===== PROVIDED MATERIAL =====

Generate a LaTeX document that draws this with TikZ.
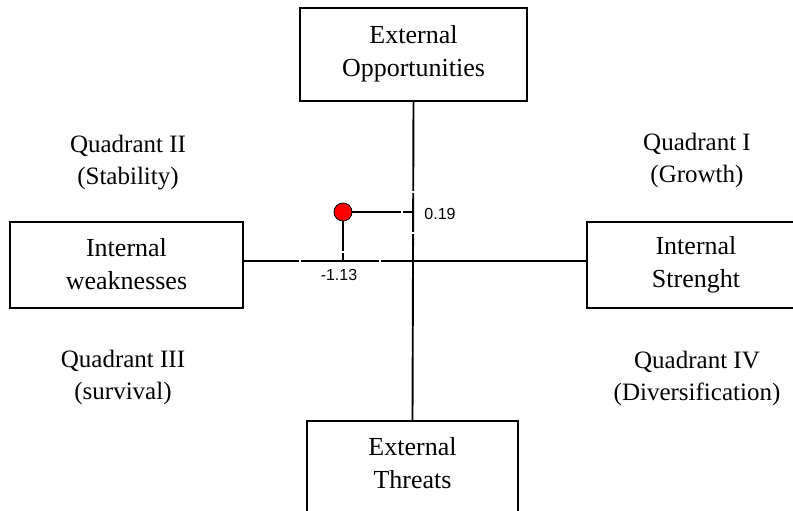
\documentclass[tikz,border=0pt]{standalone}
\usepackage{fontspec}
\setmainfont{Liberation Serif}
\newfontfamily\labfont{Liberation Sans}
\begin{document}
\begin{tikzpicture}[x=1pt,y=-1pt,
  box/.style={draw=black,line width=1.8pt,fill=white,inner sep=0pt},
  boxtext/.style={align=center,font=\fontsize{26}{33}\selectfont},
  quad/.style={align=center,font=\fontsize{25}{32}\selectfont},
  axis/.style={draw=black,line width=1.9pt},
  val/.style={font=\labfont\fontsize{16}{18}\selectfont},
  gap/.style={draw=white,line width=1.6pt}]
\useasboundingbox (0,0) rectangle (793,511);
\clip (0,0) rectangle (793,511);
% centre
\coordinate (o) at (413,261);
% boxes
\node[box,minimum width=227pt,minimum height=93pt] (top) at (413.5,54.5) {};
\node[boxtext] (toptxt) at (413.5,54) {External\\Opportunities};
\node[box,minimum width=233pt,minimum height=86pt] (left) at (126.5,265) {};
\node[boxtext] (lefttxt) at (126.5,264) {Internal\\weaknesses};
\node[box,minimum width=213pt,minimum height=86pt] (right) at (693.5,265) {};
\node[boxtext] (righttxt) at (696,265) {Internal\\Strenght};
\node[box,minimum width=211pt,minimum height=100pt] (bot) at (412.5,471) {};
\node[boxtext] (bottxt) at (412.5,463) {External\\Threats};
% axes
\draw[axis] (top.south) -- (bot.north);
\draw[axis] (left.east |- o) -- (right.west |- o);
% point
\coordinate (px) at (413,212);
\coordinate (py) at (343,261);
\node[circle,draw=black,line width=0.8pt,fill=red,minimum size=18pt,inner sep=0pt] (pt) at (343,212) {};
\draw[axis] (pt.east) -- (px);
\draw[axis] (pt.south) -- (py);
% small gaps (tick marks)
\draw[gap] (409,192) -- (417,192);
\draw[gap] (409,233) -- (417,233);
\draw[gap] (300,257) -- (300,265);
\draw[gap] (380,257) -- (380,265);
\draw[gap] (402,208) -- (402,216);
\draw[gap] (339,252) -- (347,252);
% values
\node[val] (v1) at (440,214) {0.19};
\node[val] (v2) at (339,275) {-1.13};
% quadrant labels
\node[quad] (q2) at (128,163) {Quadrant II\\(Stability)};
\node[quad] (q1) at (697,160) {Quadrant I\\(Growth)};
\node[quad] (q3) at (123,377) {Quadrant III\\(survival)};
\node[quad] (q4) at (697,378) {Quadrant IV\\(Diversification)};
\end{tikzpicture}
\end{document}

=====

▸ WORK INSTRUCTIONS
Write the listing out a second time exactly, dropping all images.

▸ SOLUTION TO THIS PROBLEM
Generate a LaTeX document that draws this with TikZ.
\documentclass[tikz,border=0pt]{standalone}
\usepackage{fontspec}
\setmainfont{Liberation Serif}
\newfontfamily\labfont{Liberation Sans}
\begin{document}
\begin{tikzpicture}[x=1pt,y=-1pt,
  box/.style={draw=black,line width=1.8pt,fill=white,inner sep=0pt},
  boxtext/.style={align=center,font=\fontsize{26}{33}\selectfont},
  quad/.style={align=center,font=\fontsize{25}{32}\selectfont},
  axis/.style={draw=black,line width=1.9pt},
  val/.style={font=\labfont\fontsize{16}{18}\selectfont},
  gap/.style={draw=white,line width=1.6pt}]
\useasboundingbox (0,0) rectangle (793,511);
\clip (0,0) rectangle (793,511);
% centre
\coordinate (o) at (413,261);
% boxes
\node[box,minimum width=227pt,minimum height=93pt] (top) at (413.5,54.5) {};
\node[boxtext] (toptxt) at (413.5,54) {External\\Opportunities};
\node[box,minimum width=233pt,minimum height=86pt] (left) at (126.5,265) {};
\node[boxtext] (lefttxt) at (126.5,264) {Internal\\weaknesses};
\node[box,minimum width=213pt,minimum height=86pt] (right) at (693.5,265) {};
\node[boxtext] (righttxt) at (696,265) {Internal\\Strenght};
\node[box,minimum width=211pt,minimum height=100pt] (bot) at (412.5,471) {};
\node[boxtext] (bottxt) at (412.5,463) {External\\Threats};
% axes
\draw[axis] (top.south) -- (bot.north);
\draw[axis] (left.east |- o) -- (right.west |- o);
% point
\coordinate (px) at (413,212);
\coordinate (py) at (343,261);
\node[circle,draw=black,line width=0.8pt,fill=red,minimum size=18pt,inner sep=0pt] (pt) at (343,212) {};
\draw[axis] (pt.east) -- (px);
\draw[axis] (pt.south) -- (py);
% small gaps (tick marks)
\draw[gap] (409,192) -- (417,192);
\draw[gap] (409,233) -- (417,233);
\draw[gap] (300,257) -- (300,265);
\draw[gap] (380,257) -- (380,265);
\draw[gap] (402,208) -- (402,216);
\draw[gap] (339,252) -- (347,252);
% values
\node[val] (v1) at (440,214) {0.19};
\node[val] (v2) at (339,275) {-1.13};
% quadrant labels
\node[quad] (q2) at (128,163) {Quadrant II\\(Stability)};
\node[quad] (q1) at (697,160) {Quadrant I\\(Growth)};
\node[quad] (q3) at (123,377) {Quadrant III\\(survival)};
\node[quad] (q4) at (697,378) {Quadrant IV\\(Diversification)};
\end{tikzpicture}
\end{document}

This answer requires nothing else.